Demand for DHS to disclose surveillance program that tracks, monitors and mines social media influencers

The RutherFord Institute

WASHINGTON, D.C. — Pushing back against the expansion of secret government surveillance programs and the chilling impact they have on lawful First Amendment activities, The Rutherford Institute is demanding the Department of Homeland Security (DHS) disclose the details of a government program proposed by DHS in April 2018 that aims to track, monitor, catalogue and mine content posted by social media “influencers.”

In filing a Freedom of Information Act (FOIA) request, Rutherford Institute attorneys are asking for all records relating to a “Media Monitoring Services” surveillance program that would create a “media influencer database” for content created and posted by journalists, editors, social media influencers, and bloggers.  The Institute is asking for records and information on the program because of the chilling effect it will have on the First Amendment activities of the citizens targeted by the program.

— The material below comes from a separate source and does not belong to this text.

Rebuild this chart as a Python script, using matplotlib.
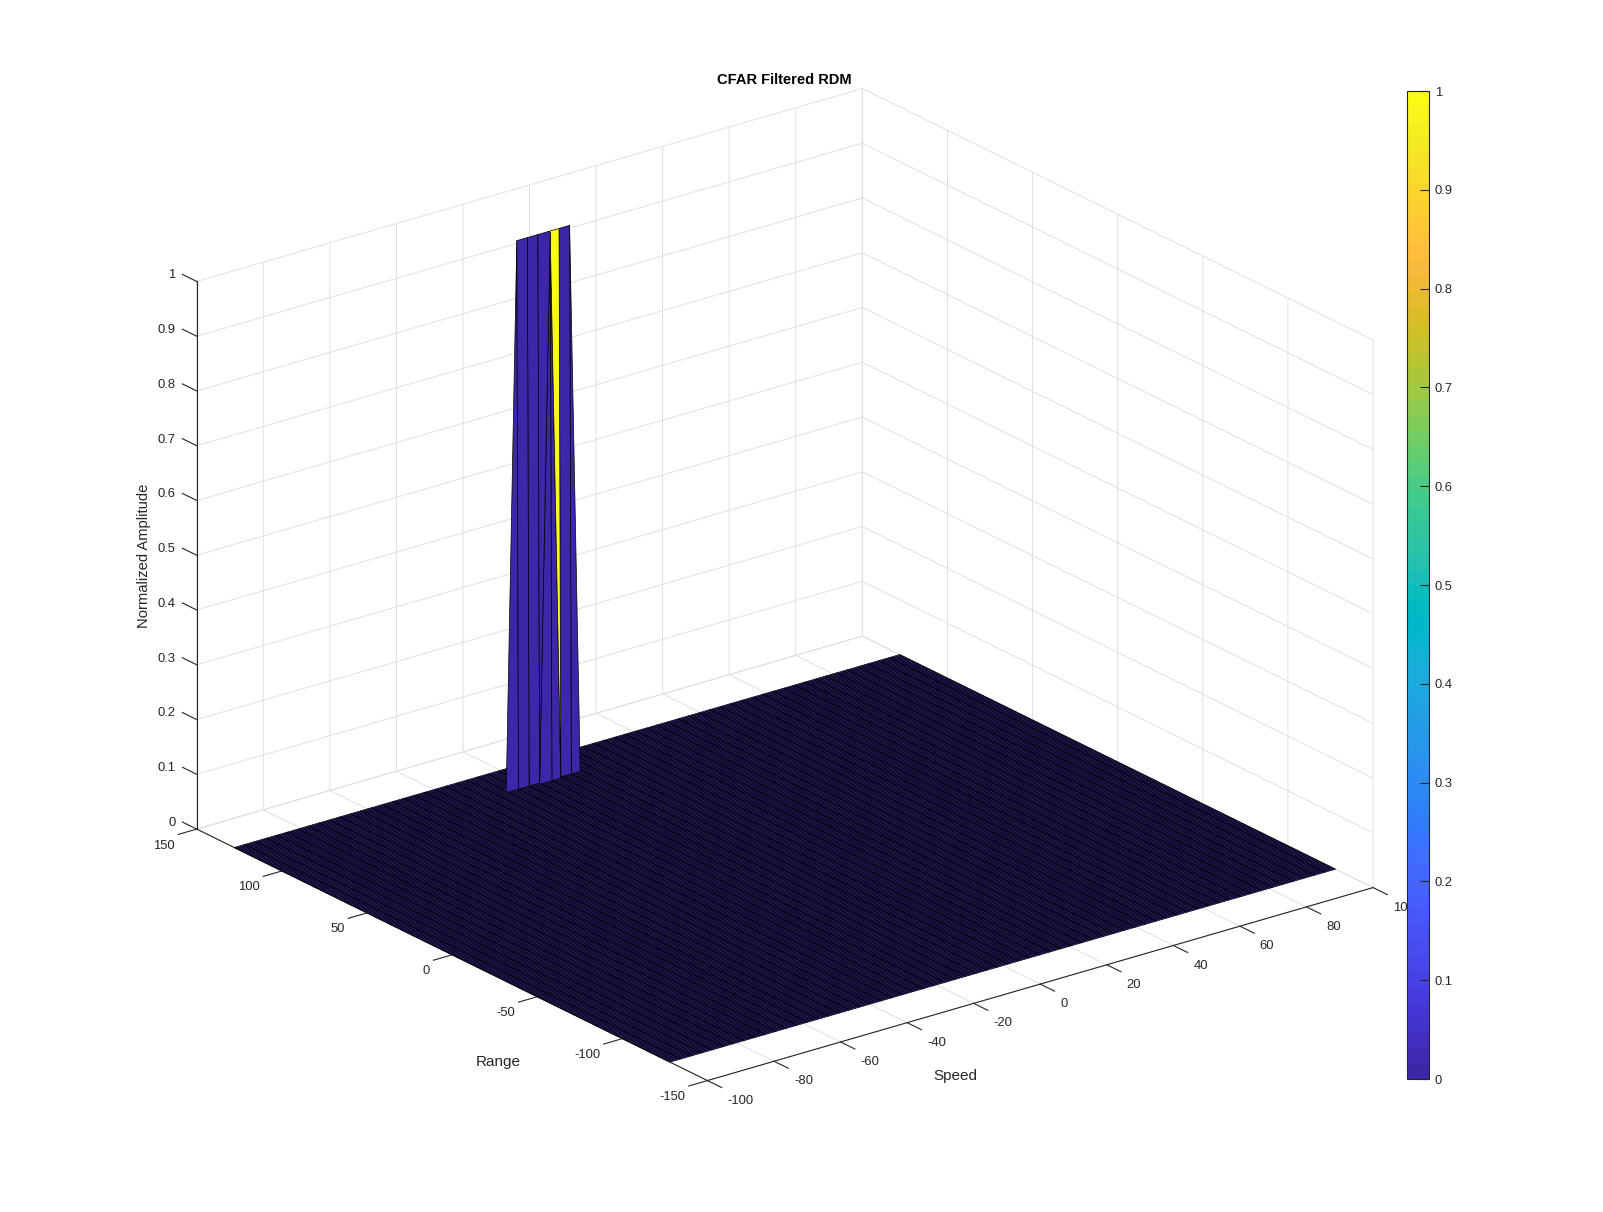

“Government surveillance stifles dissent. The impact of this far-reaching surveillance is reduced trust, increased conformity, diminished civic participation and a populace cowed by fear,” said constitutional attorney John W. Whitehead, president of The Rutherford Institute and author of Battlefield America: The War on the American People. “The Department of Homeland Security’s secret surveillance of social media influencers is not only antithetical to the principles of a free society, but will also have a chilling and deleterious effect on the ability of all Americans to exercise their First Amendment right to free speech.”